Saturday, July 31, 2010

True Romance (1993)

Continuing with the coda to my Tarantino project, I come to, oh, hey, True Romance. Written by Tarantino, directed by Tony Scott.

I liked this a great deal at the time; now, not so much. It has a lot of strengths, and a few debilitating flaws. It seems to me, and I could be wrong, that the flaws are mostly a matter of Tony Scott's style. Tony Scott has never done much for me, I'll admit, and this movie crystallizes why.

The strength of the film, and why I rate it as a key entry into QT's oeuvre, is that the characters and the plot set forth the Tarantino aesthetic, at least that aspect of it that ruled the decade of the '90s, in perhaps its clearest form. Small-time crooks with a fantastic sense of retro style, quirky meta villains, snappy profane dialogue, violence. The romance between Clarence and Alabama is the romance between Clarence and everything he loves, between Tarantino and everything he loves. Clarence's opening monologue (which marks the film indelibly as a Tarantino thing): if I was going to sleep with a man, it would be Elvis. There it all is.

I suppose it's to Tony Scott's credit that this comes through in the film loud and clear. The central love triangle of Clarence, Alabama, and the rockabilly aesthetic is right there to see. But where the film falls down for me is in Scott's refusal to allow that aesthetic to dictate the film.

Take the music, for example: if Clarence worships (almost literally) Elvis, then why isn't there any Elvis on the soundtrack? Why instead do we get Charlie Sexton and Chris Isaak? Because Elvis is old-fashioned, while in 1993 Sexton and Isaak sounded up-to-date, pop, and Tony Scott is all about the pop.

I don't think that's entirely a bad thing, in general - Scott's cutting-edge MTV sheen is undeniably pretty, and it's appropriate for some things - but it's at odds with Tarantino's retro aesthetic. What it means here is that as well-rendered (and acted) as the story is, we're mostly outside the characters observing their aesthetic, not inside participating in it with them.

There's one exception, and it proves the rule. When Clarence and Alabama call his friend in Hollywood from the phone booth in the desert, then make love in the phone booth, "Chantilly Lace" is playing on the soundtrack. This is appropriate: this is, I imagine, just about like QT would have done it. For the first time we can really feel the way these characters see themselves. But it's isolated. Most other times, the soundtrack is conventional and up-to-the-minute fashionable for 1993 - moody synths and strings, modern beats.

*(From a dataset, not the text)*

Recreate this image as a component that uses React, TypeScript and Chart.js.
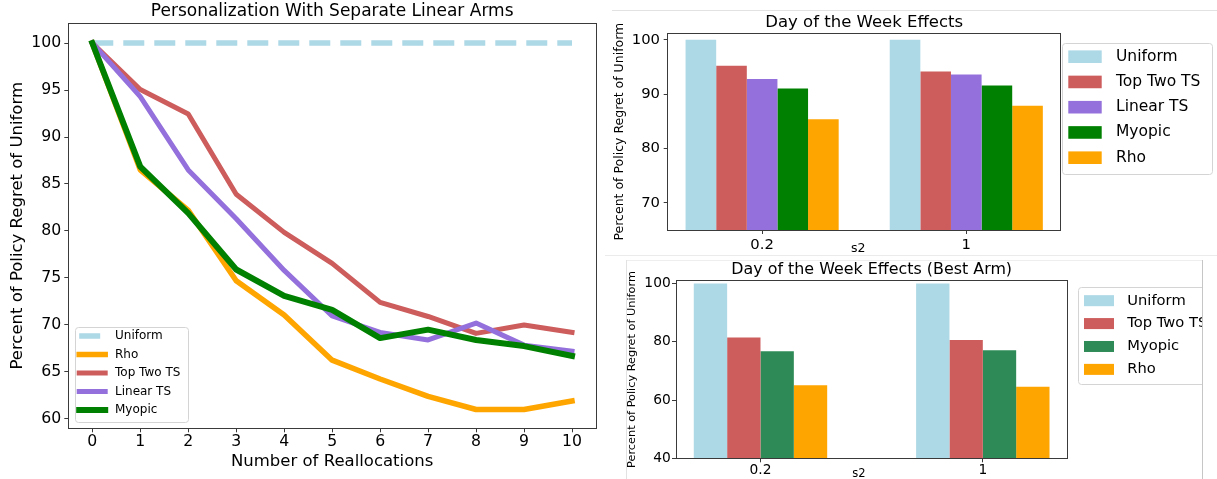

It's not just the music, of course. It's the camera angles and lighting and editing; it's just that the music's what I feel most comfortable talking about. When it comes to the rest all I can say is that, vaguely, the film looks like a lot of other things that were happening in the early '90s, and it looks like it's trying to look that way, while QT's movies famously look like they're trying to look like things that were happening twenty or thirty years before.

I don't know if this is a choice or not. As I say, the central relationships are so well-realized that I suspect Scott's decision not to invest completely in their aesthetic is a choice - it's still his movie, after all. But in other cases, I wonder. Gary Oldman's pimp character, the white guy who thinks (?) he's black, is classic QT, but Scott rushes his scene so much that we're not even sure if he's supposed to be a white guy who thinks he's black, or if we're supposed to think that he is black. Scott handles him like any other villain. I can only imagine how Tarantino would have handled this scene, drawing it out for all the uncomfortable irony and surreal humor it implies.

Which is pretty much how I feel about the movie as a whole.